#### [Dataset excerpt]

--*--

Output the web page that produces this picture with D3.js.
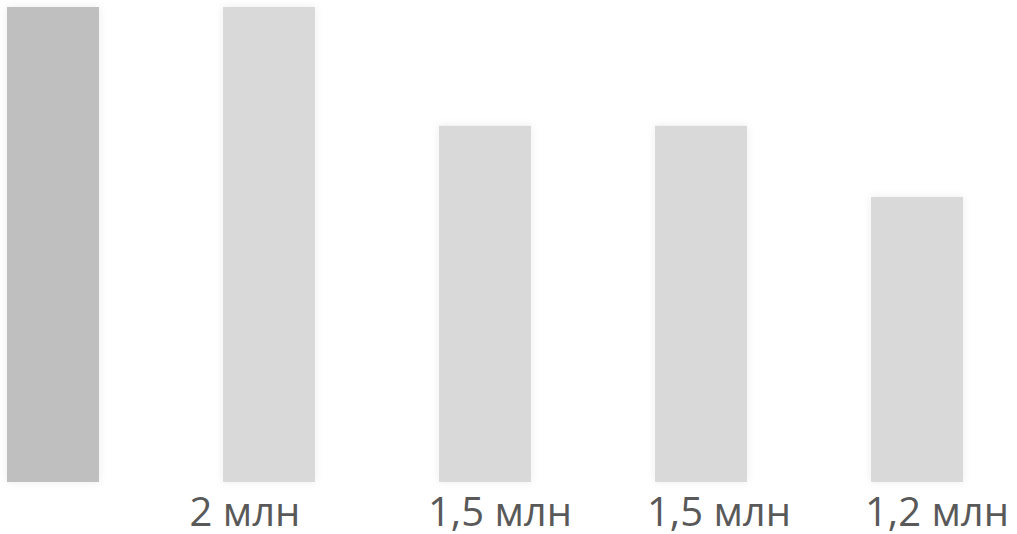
<!DOCTYPE html>
<html>
<head>
<meta charset="utf-8">
<script src="https://cdn.jsdelivr.net/npm/d3@7"></script>
<style>
  html, body { margin: 0; padding: 0; background: #ffffff; }
  svg { display: block; }
</style>
</head>
<body>
<svg id="chart" width="1017" height="534"></svg>
<script>
// ---- data ----
const categories = ["1", "2", "3", "4", "5"];
const values = [2, 2, 1.5, 1.5, 1.2];            // млн
const valueLabels = ["", "2 млн", "1,5 млн", "1,5 млн", "1,2 млн"];
const barColors = ["#bfbfbf", "#d9d9d9", "#d9d9d9", "#d9d9d9", "#d9d9d9"];

// ---- layout ----
const W = 1017, H = 534;
const svg = d3.select("#chart");

const x = d3.scaleBand()
  .domain(categories)
  .range([7, 963])
  .paddingInner(0.574)
  .paddingOuter(0);

const y = d3.scaleLinear()
  .domain([0, 2])
  .range([482, 7]);

// soft glow shadow
const defs = svg.append("defs");
const f = defs.append("filter").attr("id", "glow")
  .attr("x", "-20%").attr("y", "-20%").attr("width", "140%").attr("height", "140%");
f.append("feDropShadow")
  .attr("dx", 0).attr("dy", 0)
  .attr("stdDeviation", 4)
  .attr("flood-color", "#000")
  .attr("flood-opacity", 0.08);

// faint bottom shade
const grad = defs.append("linearGradient").attr("id", "bottomShade")
  .attr("x1", 0).attr("y1", 0).attr("x2", 0).attr("y2", 1);
grad.append("stop").attr("offset", "0%").attr("stop-color", "#000").attr("stop-opacity", 0);
grad.append("stop").attr("offset", "100%").attr("stop-color", "#000").attr("stop-opacity", 0.04);

svg.selectAll("rect.bar")
  .data(categories)
  .join("rect")
  .attr("class", "bar")
  .attr("x", d => x(d))
  .attr("y", (d, i) => y(values[i]))
  .attr("width", x.bandwidth())
  .attr("height", (d, i) => y(0) - y(values[i]))
  .attr("fill", (d, i) => barColors[i])
  .attr("filter", "url(#glow)");

// label nudges (layout only)
const labelDx = [0, -24, 15, 18, 20];

svg.selectAll("text.lbl")
  .data(categories)
  .join("text")
  .attr("class", "lbl")
  .attr("x", (d, i) => x(d) + x.bandwidth() / 2 + labelDx[i])
  .attr("y", 526)
  .attr("text-anchor", "middle")
  .attr("font-family", "'Open Sans', 'Noto Sans', sans-serif")
  .attr("font-size", 40)
  .attr("fill", "#595959")
  .text((d, i) => valueLabels[i]);
</script>
</body>
</html>
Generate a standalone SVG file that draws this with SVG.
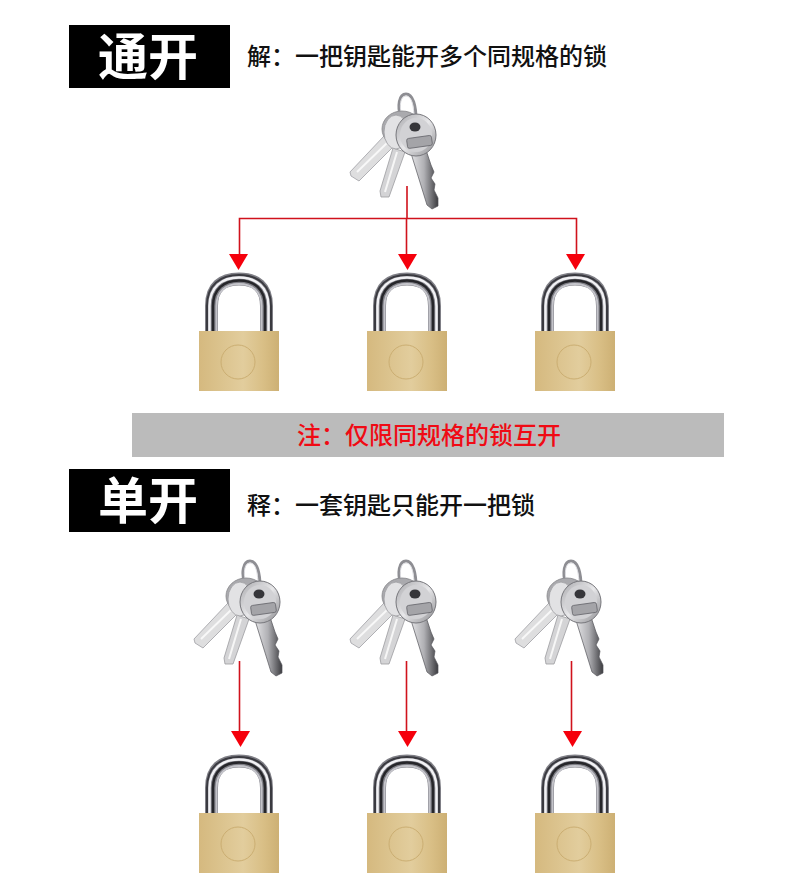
<svg xmlns="http://www.w3.org/2000/svg" width="790" height="888" viewBox="0 0 790 888">
<style>
text{font-family:"Noto Sans CJK SC","Noto Sans",sans-serif}
.title{font-size:50px;fill:#fff;font-weight:700}
.sub{font-size:24px;fill:#111;font-weight:500}
.note{font-size:24px;fill:#f00a14;font-weight:500}
.line{fill:none;stroke:#d0121c;stroke-width:1.6}
.head{fill:#f5000c}
</style>
<defs>
<linearGradient id="brass" x1="0" y1="0" x2="1" y2="0"><stop offset="0" stop-color="#d5b97f"/><stop offset=".3" stop-color="#dcc48f"/><stop offset=".55" stop-color="#e2cd9d"/><stop offset=".8" stop-color="#d9bf86"/><stop offset="1" stop-color="#cdb074"/></linearGradient>
<linearGradient id="steel" x1="0" y1="0" x2="1" y2="1"><stop offset="0" stop-color="#a8a8ac"/><stop offset=".5" stop-color="#e8e8ea"/><stop offset="1" stop-color="#8c8c90"/></linearGradient>
<linearGradient id="blade" x1="0" y1="0" x2="1" y2="0"><stop offset="0" stop-color="#e8e8ea"/><stop offset=".5" stop-color="#b0b0b4"/><stop offset="1" stop-color="#3c3c40"/></linearGradient>
<path id="arc" d="M211.500 333V306C211.500 287 222 279 239 279C256 279 266.500 287 266.500 306V333" fill="none"/>
<g id="lock">
<use href="#arc" stroke="#7f7f86" stroke-width="13"/>
<path d="M207 333V306C207 285 220 275 239 275C258 275 271 285 271 306V333" fill="none" stroke="#3a3a40" stroke-width="2"/>
<path d="M209.500 333V306C209.500 287 222 277.500 239 277.500C256 277.500 268.500 287 268.500 306V333" fill="none" stroke="#f2f2f5" stroke-width="2.500"/>
<path d="M213 333V306C213 289 224 280.500 239 280.500C254 280.500 265 289 265 306V333" fill="none" stroke="#26262a" stroke-width="2.500"/>
<path d="M216.500 333V306C216.500 291 226 284 239 284C252 284 261.500 291 261.500 306V333" fill="none" stroke="#c4c4ca" stroke-width="2"/>
<rect x="199" y="331" width="80" height="60" fill="url(#brass)"/>
<circle cx="238" cy="362" r="17" fill="none" stroke="#cbae72" stroke-width="1"/>
</g>
<g id="keys">
<path d="M401 118C397 106 399 94 406 94C413 94 416 106 416 120" fill="none" stroke="#8e8e93" stroke-width="3"/>
<path d="M402 118C399 106 400 96 406 96C412 96 414 106 414 120" fill="none" stroke="#dcdce0" stroke-width="1"/>
<path d="M384 136L394 146L359 181L351 176L350 172Z" fill="#dededf" stroke="#a0a0a4" stroke-width=".8"/>
<path d="M357 172L388 142" stroke="#f8f8f8" stroke-width="2"/>
<path d="M393 148L405 152L389 197L381 197L380 191Z" fill="#d4d4d6" stroke="#9c9ca0" stroke-width=".8"/>
<path d="M385 192L397 152" stroke="#f6f6f6" stroke-width="2"/>
<ellipse cx="402" cy="129" rx="20" ry="18" fill="#aaaaae" stroke="#86868a" stroke-width=".8"/>
<ellipse cx="396" cy="132" rx="12" ry="17" fill="#e2e2e4" stroke="#9a9a9e" stroke-width=".8"/>
<path d="M410 150L426 150L431 165L434 172L431 178L435 184L434 190L438 198L438 206L432 209L427 205Z" fill="url(#blade)" stroke="#55555a" stroke-width=".7"/>
<ellipse cx="416" cy="135" rx="20" ry="21" fill="url(#steel)" stroke="#77777c" stroke-width="1"/>
<ellipse cx="416" cy="135" rx="16" ry="17" fill="#d2d2d5"/>
<ellipse cx="415" cy="127" rx="5.500" ry="4.500" fill="#36363a"/>
<rect x="407" y="137" width="25" height="10" rx="2" fill="#a4a4a8" stroke="#66666c" stroke-width=".8" transform="rotate(-8 419 142)"/>
</g>
</defs>
<rect width="790" height="888" fill="#fff"/>
<g id="connectors">
<path class="line" d="M407 186V218M239.500 255V218.500H576.500V255M406.500 218V255"/>
<polygon class="head" points="229,254 248,254 238.500,270"/>
<polygon class="head" points="398,254 417,254 407.500,270"/>
<polygon class="head" points="566,254 585,254 575.500,270"/>
<path class="line" d="M239.500 661V732M406.500 661V732M571.500 661V732"/>
<polygon class="head" points="231,731 250,731 240.500,747"/>
<polygon class="head" points="398,731 417,731 407.500,747"/>
<polygon class="head" points="563,731 582,731 572.500,747"/>
</g>
<g id="title-tongkai"><rect x="69" y="25" width="161" height="63" fill="#000"/><text class="title" x="98" y="75">通开</text></g>
<text id="desc-1" class="sub" x="247" y="65">解：一把钥匙能开多个同规格的锁</text>
<g id="keys-top"><use href="#keys"/></g>
<g id="lock-1"><use href="#lock"/></g>
<g id="lock-2"><use href="#lock" x="168"/></g>
<g id="lock-3"><use href="#lock" x="336"/></g>
<g id="note"><rect x="132" y="413" width="592" height="44" fill="#bbb"/><text class="note" x="297" y="444">注：仅限同规格的锁互开</text></g>
<g id="title-dankai"><rect x="69" y="469" width="161" height="63" fill="#000"/><text class="title" x="98" y="519">单开</text></g>
<text id="desc-2" class="sub" x="247" y="514">释：一套钥匙只能开一把锁</text>
<g id="keys-a"><use href="#keys" x="-156" y="467"/></g>
<g id="keys-b"><use href="#keys" y="467"/></g>
<g id="keys-c"><use href="#keys" x="165" y="467"/></g>
<g id="lock-4"><use href="#lock" y="482"/></g>
<g id="lock-5"><use href="#lock" x="168" y="482"/></g>
<g id="lock-6"><use href="#lock" x="336" y="482"/></g>
</svg>
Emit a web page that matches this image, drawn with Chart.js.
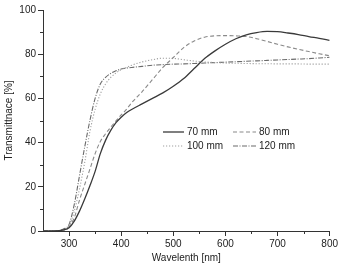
<!DOCTYPE html>
<html>
<head>
<meta charset="utf-8">
<script src="https://cdn.jsdelivr.net/npm/chart.js@4.4.0/dist/chart.umd.min.js"></script>
<style>
  html, body { margin: 0; padding: 0; background: #fff; }
  #grafico { display: block; }
</style>
</head>
<body>
<canvas id="grafico" width="340" height="267"></canvas>
<script>
// Datos
const longitudes = [250, 270, 290, 300, 310, 320, 330, 340, 350, 360, 370, 380, 390, 400, 410, 420, 440, 460, 480, 500, 520, 540, 560, 580, 600, 620, 640, 660, 680, 700, 720, 740, 760, 780, 800];
const serie70 = [0, 0, 0.5, 1.5, 4.5, 9, 14.5, 20.5, 27, 35, 41, 45.5, 49, 51.5, 53.5, 55, 57.5, 60, 62.5, 65.5, 69, 73.5, 78, 81.5, 84.5, 87, 88.8, 89.8, 90.3, 90.2, 89.6, 88.9, 88, 87.2, 86.3];
const serie80 = [0, 0, 0.5, 2, 6, 14, 21, 28, 35, 40.5, 44, 47, 49.8, 52.5, 55, 58, 63, 68.5, 74, 78.5, 83, 86, 87.7, 88.3, 88.4, 88.3, 88, 87, 85.8, 84.5, 83.3, 82.2, 81.2, 80.2, 79.3];
const serie100 = [0, 0, 0.5, 2, 9, 19, 31, 45, 55, 62, 66.5, 69.5, 71.5, 73, 74, 75, 76.5, 77.5, 78.2, 78.1, 77.5, 76.9, 76.5, 76.2, 76, 75.9, 75.8, 75.7, 75.7, 75.6, 75.6, 75.6, 75.5, 75.5, 75.5];
const serie120 = [0, 0, 1, 3, 12, 25, 38, 50, 60, 66.5, 69.5, 71.3, 72.5, 73.3, 73.7, 74, 74.5, 75, 75.3, 75.5, 75.6, 75.8, 76, 76.2, 76.4, 76.6, 76.8, 77, 77.2, 77.4, 77.6, 77.8, 78, 78.3, 78.6];
const etiquetas = ["70 mm", "80 mm", "100 mm", "120 mm"];
const ticksX = [300, 400, 500, 600, 700, 800];
const ticksY = [0, 20, 40, 60, 80, 100];

const colorEje = "#333";
const fuente = "'Liberation Sans', Arial, sans-serif";

function puntos(valores) {
    return longitudes.map((x, i) => ({ x: x, y: valores[i] }));
}

const estilos = [
    { color: "#3a3a3a", dash: [], ancho: 1.3 },
    { color: "#8a8a8a", dash: [4, 2.5], ancho: 1.1 },
    { color: "#a0a0a0", dash: [1.2, 1.8], ancho: 1.1 },
    { color: "#6a6a6a", dash: [5, 1.5, 1, 1.5], ancho: 1.1 }
];
const series = [serie70, serie80, serie100, serie120];

// Leyenda dibujada dentro del area del grafico
const leyendaPlugin = {
    id: "leyenda",
    afterDraw(chart) {
        const ctx = chart.ctx;
        const pos = [
            { x1: 163, x2: 184, y: 132 },
            { x1: 233, x2: 256, y: 132 },
            { x1: 163, x2: 184, y: 146 },
            { x1: 233, x2: 256, y: 146 }
        ];
        ctx.save();
        ctx.font = "10px " + fuente;
        ctx.textBaseline = "middle";
        etiquetas.forEach((t, i) => {
            const p = pos[i];
            const e = estilos[i];
            ctx.strokeStyle = e.color;
            ctx.lineWidth = e.ancho;
            ctx.setLineDash(e.dash);
            ctx.beginPath();
            ctx.moveTo(p.x1, p.y);
            ctx.lineTo(p.x2, p.y);
            ctx.stroke();
            ctx.setLineDash([]);
            ctx.fillStyle = "#222";
            ctx.fillText(t, p.x2 + 3, p.y);
        });
        ctx.restore();
    }
};

// Marcas menores de los ejes
const menoresPlugin = {
    id: "menores",
    afterDraw(chart) {
        const ctx = chart.ctx;
        const sx = chart.scales.x;
        const sy = chart.scales.y;
        const area = chart.chartArea;
        ctx.save();
        ctx.strokeStyle = colorEje;
        ctx.lineWidth = 1;
        for (let v = 350; v < 800; v += 100) {
            const px = Math.round(sx.getPixelForValue(v)) + 0.5;
            ctx.beginPath();
            ctx.moveTo(px, area.bottom);
            ctx.lineTo(px, area.bottom + 3);
            ctx.stroke();
        }
        for (let v = 10; v < 100; v += 20) {
            const py = Math.round(sy.getPixelForValue(v)) + 0.5;
            ctx.beginPath();
            ctx.moveTo(area.left, py);
            ctx.lineTo(area.left - 3, py);
            ctx.stroke();
        }
        ctx.restore();
    }
};

const ctx = document.getElementById("grafico").getContext("2d");
new Chart(ctx, {
    type: "line",
    data: {
        datasets: series.map((s, i) => ({
            label: etiquetas[i],
            data: puntos(s),
            borderColor: estilos[i].color,
            borderWidth: estilos[i].ancho,
            borderDash: estilos[i].dash,
            pointRadius: 0,
            fill: false,
            cubicInterpolationMode: "monotone"
        }))
    },
    options: {
        responsive: false,
        animation: false,
        layout: { padding: { left: 0, right: 8, top: 10, bottom: 0 } },
        plugins: {
            legend: { display: false },
            tooltip: { enabled: false }
        },
        scales: {
            x: {
                type: "linear",
                min: 250,
                max: 800,
                afterBuildTicks: (s) => { s.ticks = ticksX.map(v => ({ value: v })); },
                afterFit: (s) => { s.height = 36; },
                grid: { drawOnChartArea: false, drawTicks: true, tickLength: 5, color: colorEje },
                border: { display: true, color: colorEje, width: 1 },
                ticks: { color: "#222", font: { family: fuente, size: 10 }, padding: 2, maxRotation: 0 },
                title: { display: true, text: "Wavelenth [nm]", color: "#222", font: { family: fuente, size: 10 }, padding: { top: 0, bottom: 3 } }
            },
            y: {
                min: 0,
                max: 100,
                afterBuildTicks: (s) => { s.ticks = ticksY.map(v => ({ value: v })); },
                afterFit: (s) => { s.width = 43; },
                grid: { drawOnChartArea: false, drawTicks: true, tickLength: 5, color: colorEje },
                border: { display: true, color: colorEje, width: 1 },
                ticks: { color: "#222", font: { family: fuente, size: 10 }, padding: 2 },
                title: { display: true, text: "Transmittnace [%]", color: "#222", font: { family: fuente, size: 10 }, padding: { top: 3, bottom: 0 } }
            }
        }
    },
    plugins: [leyendaPlugin, menoresPlugin]
});
</script>
</body>
</html>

--*--

Work out how many lines above contain the word "that". Give only the number.

#### [Worked answer]
3